Tue, Jan 29, 2008 - Page 1 News List

Lawmakers charged in dental association case

By Rich Chang  /  STAFF REPORTER

Eight former and incumbent lawmakers from across party lines were indicted yesterday on charges of corruption for allegedly accepting bribes from the Taiwan Dental Association in return for their endorsement of the Oral Healthcare Act (口腔健康法) in 2003.
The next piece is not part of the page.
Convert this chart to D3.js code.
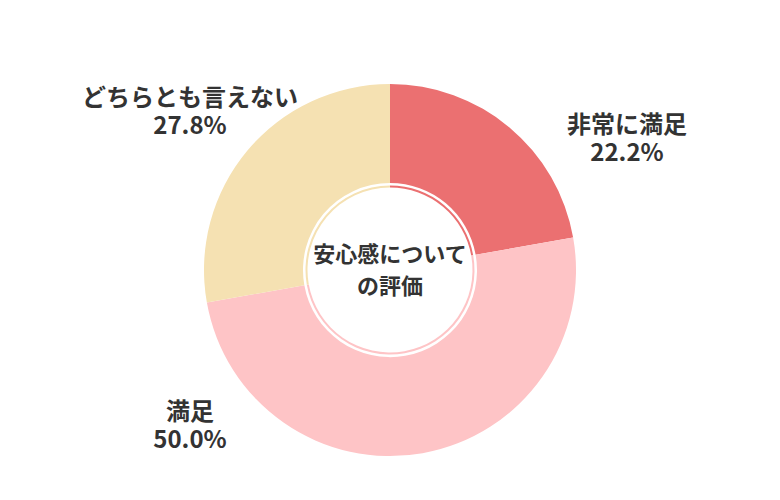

Those indicted were former Democratic Progressive Party (DPP) legislators Liao Pen-yen (廖本煙), Lee Chen-nan (李鎮楠), Lee Ming-hsien (李明憲), Jao Yung-ching (趙永清) and DPP legislator-at-large Tsai Huang-liang (蔡煌瑯), Chinese Nationalist Party (KMT) Legislator Chang Tsa-mei (張蔡美) and People First Party (PFP) legislators Yang Fu-mei (楊富美) and Chiu Chuang-liang (邱創良).

Tsai Huang-liang's older brother, Tsai Chao-cheng (蔡朝正), was also indicted. Tsai Chao-cheng is an executive at a pharmaceutical company.

Chen Yun-nan (陳雲南), a spokesman for the Special Investigation Panel of the Supreme Court Prosecutors' Office, told reporters that another 33 former and incumbent legislators were not indicted because of a lack of evidence.

Chen said Tsai Huang-liang was accused of accepting NT$3.5 million (US$110,000) through his brother. Jao, Chang and Chiu allegedly received NT$1 million, while Yang, Liao, Lee Ming-hsien and Lee Chen-nan allegedly pocketed NT$500,000.

Chen said any donation of more than NT$300,000 constitutes a bribe.

He said the dental association proposed an oral healthcare act in 2002 which would allow dentists to receive subsidies from the Bureau of National Health Insurance.

Tsai Huang-liang in April 2002 submitted a draft of the oral healthcare act to the legislature, but a number of legislators from across party lines did not support the draft.

The association responded by bribing key legislators in return for their endorsement of the draft, prosecutors allege.

The law was approved in April 2003.

Jao and another seven former and incumbent legislators were earlier this month indicted by the Supreme Court Prosecutors' Office on suspicion of accepting bribes from the National Chinese Herbal Apothecary Association in return for their endorsement of amendments to the Pharmaceutical Affairs Act (藥事法) in 1998.